The crowd turned mob plainly saw the discontinuity between the old and the new.  Much like many of our American church goers today, the listeners in the synagogue could not tolerate the thought that God’s favor was not just for them.  They attacked Jesus. 

Jesus did not only announce forgiveness and freedom, but he also brought them.  He demonstrated them.  During anger and hostility, Jesus walks away.  Sacred history records the cycle of human rebellion and God’s gracious response. 

Jesus pushes the Nazarenes to the edge.  The Good News that Jesus bore pushes the crowd to the limit of their tolerance.  “It is the protest of the ‘devout’, who think they have a claim on God and cannot understand unconditional grace,” (Schweizer, p. 91).  Jesus offered a radically new message.  Rather than change their attitude, rather than change their belief, they rejected Jesus.  Pushed to the limit of their tolerance, they pushed Jesus to the edge of a cliff. 

The message of God’s grace cannot be heard without this possibility.  It provokes hostility.  The hostility initiates Jesus’ ministry in Galilee.  The hostility initiates his journey to Jerusalem (9:53).  The hostility accompanied his stay in Jerusalem (19:39).  This hostility will bring him the death that he dies for us.  Jesus pushed Nazareth to the edge.  Jesus pushed Israel to the edge.  Jesus pushed the world to the edge.  Does Jesus push you to the edge?
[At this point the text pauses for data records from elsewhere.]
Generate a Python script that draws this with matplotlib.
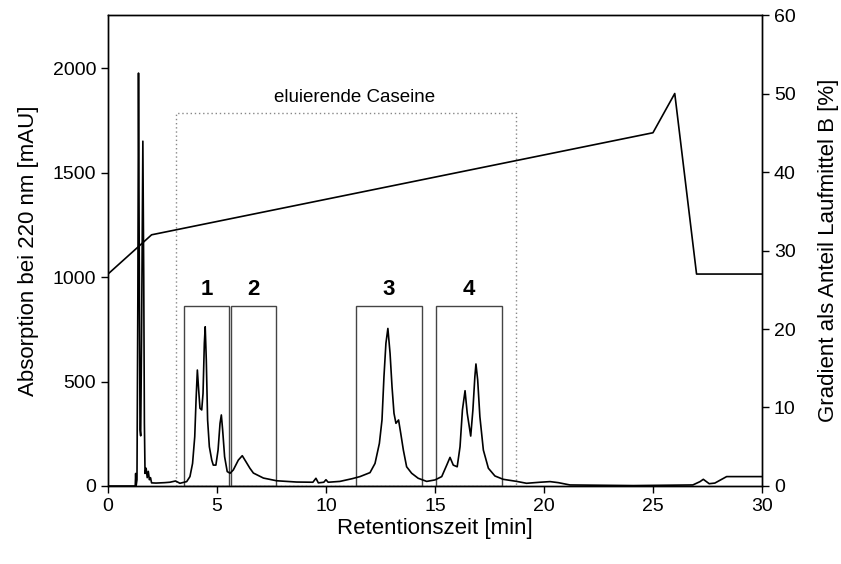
import matplotlib.pyplot as plt
from matplotlib.patches import Rectangle

plt.rcParams['font.family'] = ['Liberation Sans', 'DejaVu Sans']

# Chromatogramm (Zeit in min, Absorption in mAU)
zeit = [0.0, 1.0, 1.25, 1.27, 1.29, 1.33, 1.37, 1.40, 1.43, 1.47, 1.50, 1.54,
        1.60, 1.64, 1.67, 1.70, 1.75, 1.80, 1.85, 1.90, 1.95, 2.00, 2.2, 2.6,
        2.84, 3.1, 3.30, 3.61, 3.76, 3.88, 3.98, 4.04, 4.10, 4.16, 4.22, 4.30,
        4.36, 4.42, 4.46, 4.51, 4.57, 4.65, 4.76, 4.83, 4.95, 5.05, 5.14, 5.20,
        5.26, 5.35, 5.47, 5.60, 5.75, 5.98, 6.16, 6.33, 6.51, 6.67, 7.13, 7.74,
        8.65, 9.4, 9.54, 9.65, 9.9, 10.0, 10.1, 10.64, 11.2, 11.56, 12.02, 12.25,
        12.45, 12.57, 12.66, 12.75, 12.84, 12.94, 13.03, 13.12, 13.21, 13.33,
        13.43, 13.55, 13.70, 13.93, 14.23, 14.62, 15.0, 15.31, 15.54, 15.69,
        15.84, 16.02, 16.15, 16.26, 16.38, 16.48, 16.64, 16.74, 16.83, 16.88,
        16.96, 17.06, 17.22, 17.45, 17.75, 18.13, 18.75, 19.2, 19.82, 20.28,
        20.66, 21.19, 24.1, 26.83, 27.16, 27.31, 27.58, 27.84, 28.38, 30.0]
absorption = [0, 0, 0, 60, 0, 30, 900, 1976, 1200, 270, 240, 700,
              1650, 1000, 300, 60, 85, 40, 70, 30, 40, 15, 14, 16,
              18, 24, 13, 21, 45, 108, 236, 411, 555, 459, 372, 364,
              443, 683, 762, 603, 316, 188, 124, 100, 100, 172, 300, 340,
              268, 140, 69, 61, 77, 124, 145, 116, 85, 62, 38, 25,
              19, 18, 37, 15, 18, 30, 18, 22, 35, 45, 64, 108,
              204, 316, 523, 683, 754, 635, 475, 348, 300, 316,
              252, 172, 92, 61, 37, 22, 29, 45, 100, 137,
              100, 92, 188, 364, 456, 348, 239, 364, 523, 584,
              507, 332, 172, 85, 48, 32, 22, 13, 18, 21,
              16, 5, 2, 5, 21, 32, 11, 14, 45, 45]

# Gradient (Anteil Laufmittel B in %)
grad_zeit = [0, 2, 25, 26, 27, 30]
grad_b = [27, 32, 45, 50, 27, 27]

# Fraktionen 1-4 (Start, Ende in min)
frak_namen = ['1', '2', '3', '4']
frak_start = [3.49, 5.64, 11.36, 15.05]
frak_ende = [5.54, 7.69, 14.39, 18.09]
frak_hoehe = 861

# Bereich eluierende Caseine
casein_start, casein_ende, casein_hoehe = 3.1, 18.72, 1783

fig = plt.figure(figsize=(8.41, 5.64), dpi=100)
ax = fig.add_axes([0.1284, 0.1383, 0.7776, 0.8351])
ax2 = ax.twinx()

ax.plot(zeit, absorption, color='black', lw=1.2)
ax2.plot(grad_zeit, grad_b, color='black', lw=1.2)

for name, s, e in zip(frak_namen, frak_start, frak_ende):
    ax.add_patch(Rectangle((s, 0), e - s, frak_hoehe, fill=False,
                           edgecolor='#444444', lw=1.0))
    ax.text((s + e) / 2, frak_hoehe + 30, name, ha='center', va='bottom',
            fontsize=16, fontweight='bold')

ax.add_patch(Rectangle((casein_start, 0), casein_ende - casein_start, casein_hoehe,
                       fill=False, edgecolor='#888888', lw=1.0, ls=(0, (1, 2))))
ax.text(11.3, 1861, 'eluierende Caseine', ha='center', va='center', fontsize=13.5)

ax.set_xlim(0, 30)
ax.set_ylim(0, 2254)
ax2.set_ylim(0, 60)
ax.set_xticks([0, 5, 10, 15, 20, 25, 30])
ax.set_yticks([0, 500, 1000, 1500, 2000])
ax2.set_yticks([0, 10, 20, 30, 40, 50, 60])

for a in (ax, ax2):
    a.tick_params(direction='out', length=5, width=1, labelsize=14)
    for sp in a.spines.values():
        sp.set_linewidth(1.0)

ax.set_xlabel('Retentionszeit [min]', fontsize=16, labelpad=2)
ax.set_ylabel('Absorption bei 220 nm [mAU]', fontsize=16, labelpad=10)
ax2.set_ylabel('Gradient als Anteil Laufmittel B [%]', fontsize=16, labelpad=16)

fig.savefig('out.png', dpi=100)
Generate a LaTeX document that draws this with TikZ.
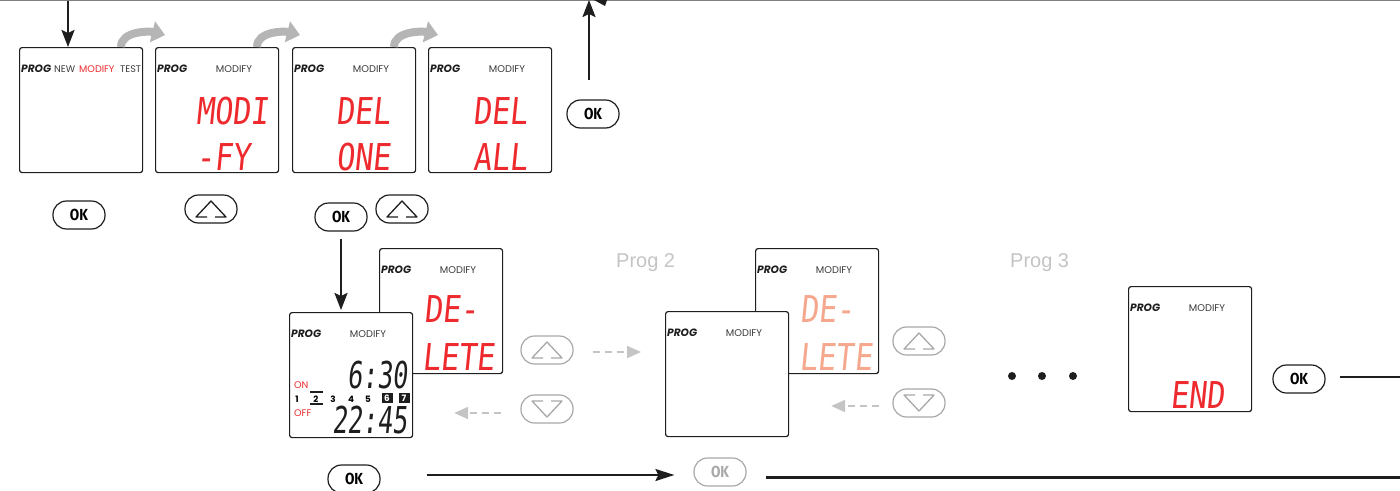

When push comes to shove, where is your edge of tolerance?

I have an edge of understanding.  I get pushed to my limit when I consider the suffering of people.  I cannot comprehend emotional pain so deep that it causes self-destruction. 
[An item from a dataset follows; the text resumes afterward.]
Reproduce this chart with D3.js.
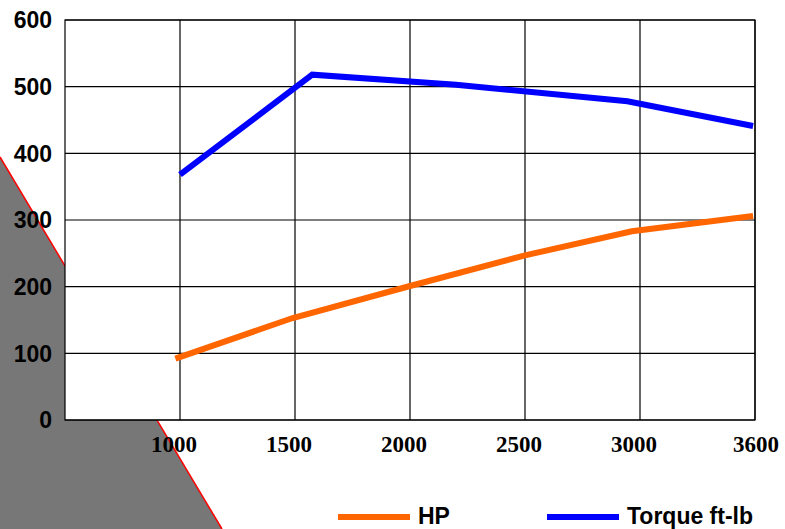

I cannot grasp the collective pain of the people who watched subversives raise a flag other than the United States flag over the capital. 

I get pushed to my limit when I consider the distrust differing interpretations of scripture cause.  It is the Book of Life; yet we divide mercilessly over it. 
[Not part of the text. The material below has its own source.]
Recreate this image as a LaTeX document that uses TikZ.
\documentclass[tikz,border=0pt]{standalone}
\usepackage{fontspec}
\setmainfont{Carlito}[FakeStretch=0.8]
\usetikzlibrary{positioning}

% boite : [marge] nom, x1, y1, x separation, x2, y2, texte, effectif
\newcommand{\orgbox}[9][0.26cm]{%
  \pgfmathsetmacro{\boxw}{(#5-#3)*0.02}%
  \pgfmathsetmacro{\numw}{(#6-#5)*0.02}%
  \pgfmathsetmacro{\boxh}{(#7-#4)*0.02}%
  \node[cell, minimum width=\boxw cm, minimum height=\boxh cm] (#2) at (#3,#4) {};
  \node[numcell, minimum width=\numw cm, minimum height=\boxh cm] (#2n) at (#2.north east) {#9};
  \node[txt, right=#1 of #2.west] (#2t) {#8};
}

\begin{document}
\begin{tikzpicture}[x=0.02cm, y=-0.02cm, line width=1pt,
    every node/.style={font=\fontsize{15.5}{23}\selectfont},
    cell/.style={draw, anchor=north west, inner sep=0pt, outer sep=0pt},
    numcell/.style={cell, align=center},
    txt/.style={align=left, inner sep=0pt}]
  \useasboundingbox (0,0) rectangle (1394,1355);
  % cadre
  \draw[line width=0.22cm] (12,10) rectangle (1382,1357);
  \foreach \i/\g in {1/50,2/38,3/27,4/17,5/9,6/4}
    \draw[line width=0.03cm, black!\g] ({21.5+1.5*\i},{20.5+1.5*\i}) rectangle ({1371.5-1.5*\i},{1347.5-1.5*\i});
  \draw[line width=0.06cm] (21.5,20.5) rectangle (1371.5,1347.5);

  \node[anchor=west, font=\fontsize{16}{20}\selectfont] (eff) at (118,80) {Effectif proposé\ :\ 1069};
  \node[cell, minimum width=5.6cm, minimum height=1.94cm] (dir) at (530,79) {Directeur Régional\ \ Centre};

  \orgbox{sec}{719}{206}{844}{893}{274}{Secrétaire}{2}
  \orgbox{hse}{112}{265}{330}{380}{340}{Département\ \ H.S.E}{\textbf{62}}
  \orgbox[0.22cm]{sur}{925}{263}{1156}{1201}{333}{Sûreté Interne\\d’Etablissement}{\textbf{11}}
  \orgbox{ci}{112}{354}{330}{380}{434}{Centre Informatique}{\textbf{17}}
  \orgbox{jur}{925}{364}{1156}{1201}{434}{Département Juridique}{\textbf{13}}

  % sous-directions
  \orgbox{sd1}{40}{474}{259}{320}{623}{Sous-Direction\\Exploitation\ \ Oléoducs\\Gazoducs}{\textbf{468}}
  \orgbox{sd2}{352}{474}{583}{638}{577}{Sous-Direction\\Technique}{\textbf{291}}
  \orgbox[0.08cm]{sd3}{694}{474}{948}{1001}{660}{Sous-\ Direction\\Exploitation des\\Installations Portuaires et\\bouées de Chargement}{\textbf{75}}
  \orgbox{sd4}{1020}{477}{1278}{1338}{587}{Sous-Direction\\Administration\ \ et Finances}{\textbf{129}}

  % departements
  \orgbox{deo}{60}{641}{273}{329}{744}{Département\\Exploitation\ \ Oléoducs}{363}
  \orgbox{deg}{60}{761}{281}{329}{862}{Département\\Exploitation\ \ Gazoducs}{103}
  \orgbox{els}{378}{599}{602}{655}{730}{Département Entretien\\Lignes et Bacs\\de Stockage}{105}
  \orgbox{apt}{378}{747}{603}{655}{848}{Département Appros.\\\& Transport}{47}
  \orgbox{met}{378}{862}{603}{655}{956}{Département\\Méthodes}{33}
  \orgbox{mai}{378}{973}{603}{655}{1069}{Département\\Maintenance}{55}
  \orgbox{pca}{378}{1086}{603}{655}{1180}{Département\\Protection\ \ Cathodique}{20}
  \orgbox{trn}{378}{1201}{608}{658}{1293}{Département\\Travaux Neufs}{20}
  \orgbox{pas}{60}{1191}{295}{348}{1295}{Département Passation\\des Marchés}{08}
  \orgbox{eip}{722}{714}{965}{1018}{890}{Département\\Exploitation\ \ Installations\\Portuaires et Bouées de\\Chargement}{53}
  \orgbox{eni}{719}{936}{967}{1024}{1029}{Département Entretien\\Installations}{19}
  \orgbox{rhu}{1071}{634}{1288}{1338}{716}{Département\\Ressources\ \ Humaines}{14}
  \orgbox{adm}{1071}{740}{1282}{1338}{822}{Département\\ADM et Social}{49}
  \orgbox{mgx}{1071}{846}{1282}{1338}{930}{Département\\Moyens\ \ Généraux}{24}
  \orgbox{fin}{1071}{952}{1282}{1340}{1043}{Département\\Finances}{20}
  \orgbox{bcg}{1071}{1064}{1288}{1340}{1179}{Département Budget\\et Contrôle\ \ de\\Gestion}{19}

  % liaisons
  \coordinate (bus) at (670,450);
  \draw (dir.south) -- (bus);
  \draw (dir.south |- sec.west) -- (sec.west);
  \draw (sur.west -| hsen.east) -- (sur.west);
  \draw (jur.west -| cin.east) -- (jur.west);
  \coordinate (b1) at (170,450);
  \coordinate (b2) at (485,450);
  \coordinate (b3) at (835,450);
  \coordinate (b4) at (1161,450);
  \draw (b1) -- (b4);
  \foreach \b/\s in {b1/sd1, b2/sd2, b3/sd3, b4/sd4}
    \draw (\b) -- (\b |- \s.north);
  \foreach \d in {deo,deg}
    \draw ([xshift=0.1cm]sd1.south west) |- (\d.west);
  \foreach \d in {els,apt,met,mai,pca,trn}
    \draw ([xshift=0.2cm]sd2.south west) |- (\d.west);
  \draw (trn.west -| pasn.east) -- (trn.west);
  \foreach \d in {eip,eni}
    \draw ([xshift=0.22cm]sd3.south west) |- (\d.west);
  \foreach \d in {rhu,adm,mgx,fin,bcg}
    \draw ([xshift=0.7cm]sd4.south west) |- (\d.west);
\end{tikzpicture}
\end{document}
I get pushed to my limit when I experience the absence of God.  Jesus tells me he will always be with me; yet, at times God is so transcendent, I shudder at the distance.

I have an edge of belief. 

What do I do when my reason contradicts the Bible?  What do I do when my reason tells me my experience is unreal, that it isn’t consistent with my past?  I reach the end of my rope.  I come to the end of my tolerance.

When the inconsistencies in my understanding or belief push me to the edge, I am like the crowd in Nazareth.  Jesus pushed them.  They exploded, rejecting him, pouring out their hostility upon him.  I experience such mental pain that I, too, feel like exploding. 

We have several options to us to reduce that pain. 

We may choose to reject.  We may not attempt murder as the crowd in the synagogue did, but we may discredit the source of our pain.  How often have you not liked some new insight and found yourself responding to the messenger, “Well, he’s not really a Christian,” or, “She doesn’t belong to a Bible-believing church.”  We discredit the source to reduce pain. 

We avoid.  We avoid church or God or people or a spouse because we want to reduce pain.

We deny.  I change what I know.  I reinterpret what’s real.  I may say something like, “he’s not really black; he’s got some white blood in him.”  I reinterpret reality to keep from feeling mental pain.

We reinforce our opinion like Henny Penny calling out the sky is falling.

However, we may open ourselves to change.  I may change rather than discredit avoid, reinterpret, or reinforce our own silos of opinion.  I can turn around.  I can give myself over to God.

When I feel pushed to the edge, God may be trying to tell me something.  To keep from being like the “protest of the devout” in today’s Bible story, who thought they had a claim on God. I need to remain open to a fresh word from God.  But if I throw Jesus over the edge every time, he mentions a fresh word then I shall certainly never know what that new message is. 

We presume that we will allow the actions and the words of Jesus to confront us.  We presume that we will hear his words of freedom and his words of forgiveness.  Before that can happen, we must back off the edge.  We walk slowly and quietly, leaving the edge of our intolerance.

_____________

William Barclay, The Gospel According to Luke.

Fredrich Danker, Luke.

Eduard Schweizer, The Good News According to Luke.

The Theological Dictionary of the New Testament.